GIVEN PROBLEM = Check the listing below for lines that hold "this". How many are there? Please give only the number.
--- START OF GIVEN DATA ---
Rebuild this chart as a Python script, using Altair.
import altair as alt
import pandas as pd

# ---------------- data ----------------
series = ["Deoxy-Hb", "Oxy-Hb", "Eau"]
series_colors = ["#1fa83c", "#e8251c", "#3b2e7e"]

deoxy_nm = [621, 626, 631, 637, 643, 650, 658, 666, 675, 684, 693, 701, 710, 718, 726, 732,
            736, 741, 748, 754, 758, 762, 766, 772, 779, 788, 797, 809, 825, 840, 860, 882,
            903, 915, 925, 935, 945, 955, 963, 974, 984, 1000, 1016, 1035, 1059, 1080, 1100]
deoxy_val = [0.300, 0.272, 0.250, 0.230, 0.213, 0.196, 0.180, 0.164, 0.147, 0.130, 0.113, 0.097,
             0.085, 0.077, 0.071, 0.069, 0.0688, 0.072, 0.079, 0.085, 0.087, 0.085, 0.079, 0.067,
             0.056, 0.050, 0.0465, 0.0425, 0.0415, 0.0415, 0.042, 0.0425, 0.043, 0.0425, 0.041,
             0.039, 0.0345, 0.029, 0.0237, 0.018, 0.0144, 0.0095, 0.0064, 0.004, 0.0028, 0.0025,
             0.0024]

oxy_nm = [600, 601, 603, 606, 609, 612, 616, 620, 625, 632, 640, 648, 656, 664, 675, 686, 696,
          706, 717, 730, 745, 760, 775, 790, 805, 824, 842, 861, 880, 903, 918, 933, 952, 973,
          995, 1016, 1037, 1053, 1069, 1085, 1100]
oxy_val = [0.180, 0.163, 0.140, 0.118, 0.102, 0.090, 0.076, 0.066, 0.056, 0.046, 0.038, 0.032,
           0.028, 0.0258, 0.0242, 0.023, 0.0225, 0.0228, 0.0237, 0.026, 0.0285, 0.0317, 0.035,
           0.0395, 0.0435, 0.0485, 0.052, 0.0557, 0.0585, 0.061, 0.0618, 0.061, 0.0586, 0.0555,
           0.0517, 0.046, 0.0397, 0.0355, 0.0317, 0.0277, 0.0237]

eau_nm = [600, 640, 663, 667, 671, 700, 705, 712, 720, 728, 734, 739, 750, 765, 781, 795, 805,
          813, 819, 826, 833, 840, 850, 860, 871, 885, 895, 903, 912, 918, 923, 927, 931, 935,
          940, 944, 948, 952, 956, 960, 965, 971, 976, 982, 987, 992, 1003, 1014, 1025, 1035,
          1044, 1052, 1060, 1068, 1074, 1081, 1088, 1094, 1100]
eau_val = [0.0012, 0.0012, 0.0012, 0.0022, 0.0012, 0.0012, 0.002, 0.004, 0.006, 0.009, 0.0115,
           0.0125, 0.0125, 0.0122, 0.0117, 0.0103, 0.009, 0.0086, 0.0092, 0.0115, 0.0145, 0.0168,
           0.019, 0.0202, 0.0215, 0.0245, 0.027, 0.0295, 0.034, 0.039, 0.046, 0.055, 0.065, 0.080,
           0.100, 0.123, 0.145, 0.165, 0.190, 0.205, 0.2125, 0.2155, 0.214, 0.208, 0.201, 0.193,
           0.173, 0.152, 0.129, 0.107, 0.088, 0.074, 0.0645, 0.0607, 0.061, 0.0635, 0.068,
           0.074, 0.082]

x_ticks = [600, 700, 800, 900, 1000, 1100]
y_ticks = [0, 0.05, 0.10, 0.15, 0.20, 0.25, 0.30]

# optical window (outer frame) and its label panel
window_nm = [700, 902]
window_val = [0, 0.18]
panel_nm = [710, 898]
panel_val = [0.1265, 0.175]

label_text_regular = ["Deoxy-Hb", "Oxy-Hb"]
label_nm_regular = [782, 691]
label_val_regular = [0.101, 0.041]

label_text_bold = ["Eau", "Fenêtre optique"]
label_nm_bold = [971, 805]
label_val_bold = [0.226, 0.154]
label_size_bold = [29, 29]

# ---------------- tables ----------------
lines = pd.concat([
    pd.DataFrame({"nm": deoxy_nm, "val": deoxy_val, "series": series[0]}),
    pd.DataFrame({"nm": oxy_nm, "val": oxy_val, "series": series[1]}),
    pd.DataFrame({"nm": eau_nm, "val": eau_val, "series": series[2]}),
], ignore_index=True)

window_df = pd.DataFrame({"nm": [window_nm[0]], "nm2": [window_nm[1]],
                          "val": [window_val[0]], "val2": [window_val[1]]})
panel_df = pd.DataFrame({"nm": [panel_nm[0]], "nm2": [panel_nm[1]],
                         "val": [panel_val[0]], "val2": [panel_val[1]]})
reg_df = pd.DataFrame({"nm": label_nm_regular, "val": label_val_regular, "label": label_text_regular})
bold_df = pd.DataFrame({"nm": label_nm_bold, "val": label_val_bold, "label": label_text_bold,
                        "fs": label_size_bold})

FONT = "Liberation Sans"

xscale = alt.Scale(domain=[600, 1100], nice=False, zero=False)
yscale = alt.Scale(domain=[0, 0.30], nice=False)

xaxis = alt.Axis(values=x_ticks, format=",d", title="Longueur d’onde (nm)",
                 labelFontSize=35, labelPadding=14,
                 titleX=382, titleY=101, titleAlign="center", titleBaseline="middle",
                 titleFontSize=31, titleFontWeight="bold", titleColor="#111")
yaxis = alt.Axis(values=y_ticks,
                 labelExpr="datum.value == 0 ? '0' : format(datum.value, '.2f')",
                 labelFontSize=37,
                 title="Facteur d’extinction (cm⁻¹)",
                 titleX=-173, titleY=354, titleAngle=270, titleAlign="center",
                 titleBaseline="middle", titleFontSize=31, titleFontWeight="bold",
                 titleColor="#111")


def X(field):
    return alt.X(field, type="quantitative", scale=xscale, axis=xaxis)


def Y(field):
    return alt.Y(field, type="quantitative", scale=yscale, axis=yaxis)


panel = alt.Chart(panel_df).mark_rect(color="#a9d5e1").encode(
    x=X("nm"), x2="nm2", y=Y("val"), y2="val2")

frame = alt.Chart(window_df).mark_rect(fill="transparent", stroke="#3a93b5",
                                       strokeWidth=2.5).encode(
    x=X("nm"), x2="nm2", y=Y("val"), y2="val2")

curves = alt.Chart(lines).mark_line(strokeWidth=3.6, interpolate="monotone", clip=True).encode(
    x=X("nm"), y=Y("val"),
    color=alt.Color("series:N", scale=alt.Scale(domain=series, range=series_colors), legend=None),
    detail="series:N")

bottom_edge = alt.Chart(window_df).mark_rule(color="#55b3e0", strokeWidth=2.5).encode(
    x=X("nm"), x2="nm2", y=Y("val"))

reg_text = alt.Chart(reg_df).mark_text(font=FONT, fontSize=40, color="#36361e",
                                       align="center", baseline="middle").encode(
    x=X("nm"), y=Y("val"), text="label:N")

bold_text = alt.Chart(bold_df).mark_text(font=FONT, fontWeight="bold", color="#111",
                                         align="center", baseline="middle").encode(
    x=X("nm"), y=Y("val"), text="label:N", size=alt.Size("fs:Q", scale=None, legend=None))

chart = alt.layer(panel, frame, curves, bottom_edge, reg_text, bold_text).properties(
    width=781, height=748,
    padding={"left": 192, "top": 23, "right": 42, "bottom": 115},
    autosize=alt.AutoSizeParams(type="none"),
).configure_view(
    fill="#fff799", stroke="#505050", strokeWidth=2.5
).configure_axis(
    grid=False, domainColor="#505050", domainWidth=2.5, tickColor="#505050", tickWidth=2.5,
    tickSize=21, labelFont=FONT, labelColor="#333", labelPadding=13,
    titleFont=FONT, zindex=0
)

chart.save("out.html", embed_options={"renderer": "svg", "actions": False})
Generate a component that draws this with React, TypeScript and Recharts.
--- END OF GIVEN DATA ---
RESPONSE = 2